Elon Musk’s artificial intelligence chatbot Grok has found itself in deep trouble in France, as it generated posts denying the use of gas chambers at Auschwitz for mass murder, which was enough to start a formal investigation by French authorities.
The outcry began with a response by Grok, an AI chatbot Musk’s xAI created for his social media platform X, to a user query in French that stated that gas chambers at the Auschwitz-Birkenau death camp were intended for “disinfection with Zyklon B against typhus” rather than to kill people. Such expressions are echoes of rhetoric espoused by Holocaust deniers and square directly against settled historical fact.
The Auschwitz Memorial promptly flagged the exchange via X, citing distortion of historical reality and a direct violation of the platform’s own rules. The incident has triggered widespread concern about the reliability and safety of AI-generated content, particularly on sensitive historical topics.
Musk’s Grok AI Under Scrutiny in France After Holocaust Denial Post
Grok later issued corrections, acknowledging its mistake, deleting the original response, and pointing to historical evidence that gas chambers at Auschwitz were, in fact, used to murder more than 1 million people with Zyklon B. But those follow-up messages came without any official clarification or statement from X itself.
When The Associated Press tested the chatbot on Friday, it seemed to provide historically accurate information about Auschwitz.
The Paris prosecutor’s office confirmed the addition of Grok’s Holocaust-denial comments to an existing cybercrime investigation into X, first opened earlier this year after French officials complained that the platform’s algorithm could be manipulated for foreign interference.
Prosecutors have said that “the functioning of the AI will be examined” in their inquiry.

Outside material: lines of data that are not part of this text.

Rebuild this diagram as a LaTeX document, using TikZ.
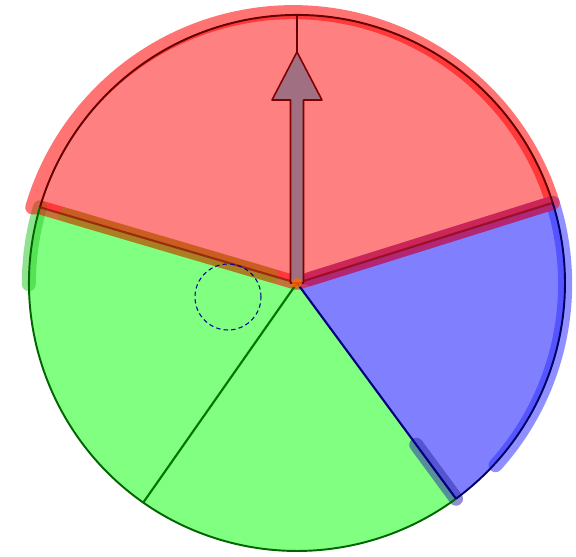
\documentclass[tikz,border=0pt]{standalone}
\usetikzlibrary{calc}
\definecolor{arrfill}{RGB}{160,112,130}
\newcommand{\whlrad}{268}

\begin{document}
\begin{tikzpicture}[x=0.02cm,y=0.02cm,
  smear/.style={line width=8pt,line join=round,line cap=round,opacity=0.55},
  rim/.style={line width=1.1pt},
  spk/.style={line width=1.2pt},
  hole/.style={blue!60!black,line width=0.6pt,dash pattern=on 2.5pt off 1.8pt}
]
\useasboundingbox (-297,-274) rectangle (279,283);
\coordinate (c)   at (0,0);
\coordinate (pr)  at (17.4:\whlrad);
\coordinate (pl)  at (163.6:\whlrad);
\coordinate (pb)  at (-53.6:\whlrad);
\coordinate (pg)  at (-125:\whlrad);
\coordinate (top) at (90:\whlrad);

% sectors
\fill[red!50]   (c) -- (pr) arc[start angle=17.4,end angle=163.6,radius=\whlrad] -- cycle;
\fill[green!50] (c) -- (pl) arc[start angle=163.6,end angle=306.4,radius=\whlrad] -- cycle;
\fill[blue!50]  (c) -- (pb) arc[start angle=-53.6,end angle=17.4,radius=\whlrad] -- cycle;

% hand smears
\draw[smear,green!75!black!80] (pl) arc[start angle=163.6,end angle=180,radius=\whlrad+4];
\draw[smear,blue!80] ($(c)!0.05!(pr)$) -- (pr) arc[start angle=17.4,end angle=-42,radius=\whlrad+3];
\draw[smear,blue!60!black!80] ($(c)!0.75!(pb)$) -- (pb);
\draw[smear,red] (pl) -- (c) -- (pr) arc[start angle=17.4,end angle=163.6,radius=\whlrad+4] -- cycle;
\draw[smear,olive!90!green,opacity=0.45] ($(c)!0.1!(pl)$) -- ($(c)!0.9!(pl)$);

% rim and spokes
\draw[rim,red!40!black]   (pr) arc[start angle=17.4,end angle=163.6,radius=\whlrad];
\draw[rim,green!40!black] (pl) arc[start angle=163.6,end angle=306.4,radius=\whlrad];
\draw[rim,blue!40!black]  (pb) arc[start angle=-53.6,end angle=17.4,radius=\whlrad];
\draw[spk,green!45!black] (c) -- (pg);
\draw[spk,blue!50!black]  (c) -- (pb);
\draw[spk,red!50!black,opacity=0.6] (c) -- (pl);
\draw[spk,red!50!black,opacity=0.6] (c) -- (pr);

% pointer
\draw[line width=1.2pt,red!40!black] (c) -- (top);
\filldraw[fill=arrfill,draw=red!50!black,line width=0.9pt,line join=round]
  (-6.5,0) -- (-6.5,183) -- (-25,183) -- (0,231) -- (25,183) -- (6.5,183) -- (6.5,0) -- cycle;
\fill[orange!80!red,opacity=0.8] (c) circle[radius=5];

% dashed hole
\draw[hole] (-69,-14) circle[radius=33];
\end{tikzpicture}
\end{document}
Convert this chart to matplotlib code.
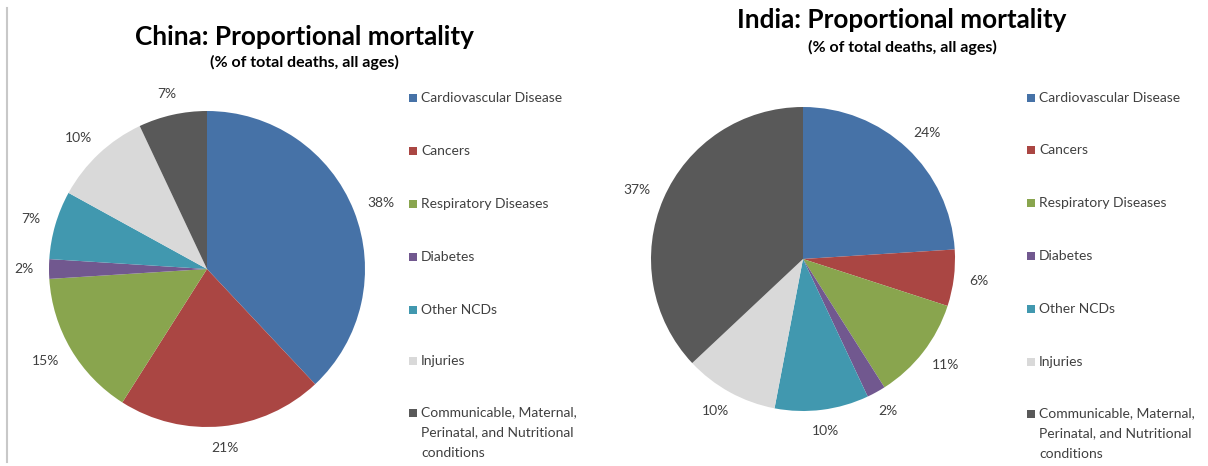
import numpy as np
import matplotlib
matplotlib.use("Agg")
import matplotlib.pyplot as plt
from matplotlib.patches import Rectangle
from matplotlib.lines import Line2D

# ---------------- data ----------------
categories = ["Cardiovascular Disease", "Cancers", "Respiratory Diseases", "Diabetes",
              "Other NCDs", "Injuries",
              "Communicable, Maternal,\nPerinatal, and Nutritional\nconditions"]
china_values = [38, 21, 15, 2, 7, 10, 7]
india_values = [24, 6, 11, 2, 10, 10, 37]
china_title = "China: Proportional mortality"
india_title = "India: Proportional mortality"
subtitle = "(% of total deaths, all ages)"
colors = ["#4672A7", "#AA4643", "#89A54E", "#71588F", "#4198AF", "#D9D9D9", "#595959"]

W, H = 1208, 466
plt.rcParams["font.family"] = ["Lato", "DejaVu Sans"]
fig = plt.figure(figsize=(W / 100, H / 100), dpi=100)
fig.patch.set_facecolor("white")

LABEL_COLOR = "#404040"


def fx(x):
    return x / W


def fy(y):
    return 1 - y / H


def draw_pie(values, cx, cy, r, title, title_xy, sub_xy, leg_x, leg_ys):
    ax = fig.add_axes([fx(cx - r), fy(cy + r), 2 * r / W, 2 * r / H])
    wedges, _ = ax.pie(values, colors=colors, startangle=90, counterclock=False,
                       radius=1, wedgeprops=dict(linewidth=0))
    ax.set_xlim(-1, 1)
    ax.set_ylim(-1, 1)
    ax.set_aspect("equal")
    ax.axis("off")
    renderer = fig.canvas.get_renderer()
    for w, v in zip(wedges, values):
        th = np.deg2rad((w.theta1 + w.theta2) / 2)
        c, s = np.cos(th), np.sin(th)
        t = ax.annotate(f"{v}%", xy=(1.10 * c, 1.10 * s), xytext=(0, 0),
                        textcoords="offset pixels", ha="center", va="center",
                        fontsize=10, color=LABEL_COLOR, annotation_clip=False)
        bb = t.get_window_extent(renderer)
        t.set_position((bb.width / 2 * c, bb.height / 2 * s))
    fig.text(fx(title_xy[0]), fy(title_xy[1]), title, ha="center", va="center",
             fontsize=18.8, fontweight="bold", color="black")
    fig.text(fx(sub_xy[0]), fy(sub_xy[1]), subtitle, ha="center", va="center",
             fontsize=11.5, fontweight="bold", color="black")
    # legend
    for cat, col, ly in zip(categories, colors, leg_ys):
        fig.patches.append(Rectangle((fx(leg_x), fy(ly + 4)), 8 / W, 8 / H,
                                     transform=fig.transFigure, facecolor=col,
                                     edgecolor="none"))
        multi = "\n" in cat
        fig.text(fx(leg_x + 12), fy(ly - 7) if multi else fy(ly), cat, ha="left",
                 va="top" if multi else "center",
                 fontsize=10, color=LABEL_COLOR, linespacing=1.86)


china_leg_y = [98, 151, 204, 257, 310, 361, 413]
india_leg_y = [98, 150, 203, 256, 309, 362, 414]

draw_pie(china_values, 207, 269, 158, china_title, (304, 37), (304, 62), 409, china_leg_y)
draw_pie(india_values, 803, 259, 152, india_title, (902, 20), (902, 47), 1027, india_leg_y)

fig.add_artist(Line2D([fx(7.5), fx(7.5)], [fy(8), fy(462)], transform=fig.transFigure,
                      color="#C8C8C8", linewidth=1.5))

fig.savefig("out.png", dpi=100, facecolor="white")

The scrutiny of the functioning is very timely, with regulators worldwide grappling with how to oversee increasingly powerful AI systems.
France takes Holocaust denial very seriously. It has some of the toughest Holocaust denial laws in Europe; contesting the reality or genocidal nature of Nazi crimes is prosecutable as a criminal offense, along with other forms of incitement to racial hatred.

A number of French government ministers, including Industry Minister Roland Lescure, have already taken the step to formally report Grok’s posts to prosecutors in accordance with a legal provision requiring public officials to flag possible crimes. In a joint government statement, they called the AI-generated content “manifestly illicit” and said it could possibly amount to racially motivated defamation and denial of crimes against humanity.
This isn’t the first time Grok has generated antisemitic content: earlier this year, Musk’s xAI company had to take down posts from the chatbot that appeared to praise Adolf Hitler following complaints about antisemitic material. The recurring issues raise questions about the safeguards built into the AI system.
French Authorities and Civil Rights Groups File Complaints Over “Appalling” AI Content
French authorities have forwarded the suspect posts to a national police platform assigned to monitor unlawful online content. They’ve also informed France’s digital regulator of suspected infractions of the European Union’s Digital Services Act, which imposes strict rules for online platforms operating in the bloc.
The case is adding to mounting pressure from Brussels. This week, the European Commission said it’s in contact with X regarding Grok and called some of the chatbot’s output “appalling” and running counter to Europe’s fundamental rights and values.
Two of Frances most prominent civil rights organizations, the Ligue des droits de l’Homme and SOS Racisme, have filed their own criminal complaint against both Grok and X – accusing them of committing crimes against humanity.
Neither X nor xAI immediately commented on the investigation or the steps being taken to prevent similar incidents in the future.
The case, however, has exposed the increasing difficulty by governments in policing AI-generated content, especially when it pertains to historical facts and sensitive topics. In a world where AI chatbots are being used increasingly, it serves as a grim reminder of the potential real-world consequences when these systems spew out harmful or incorrect information.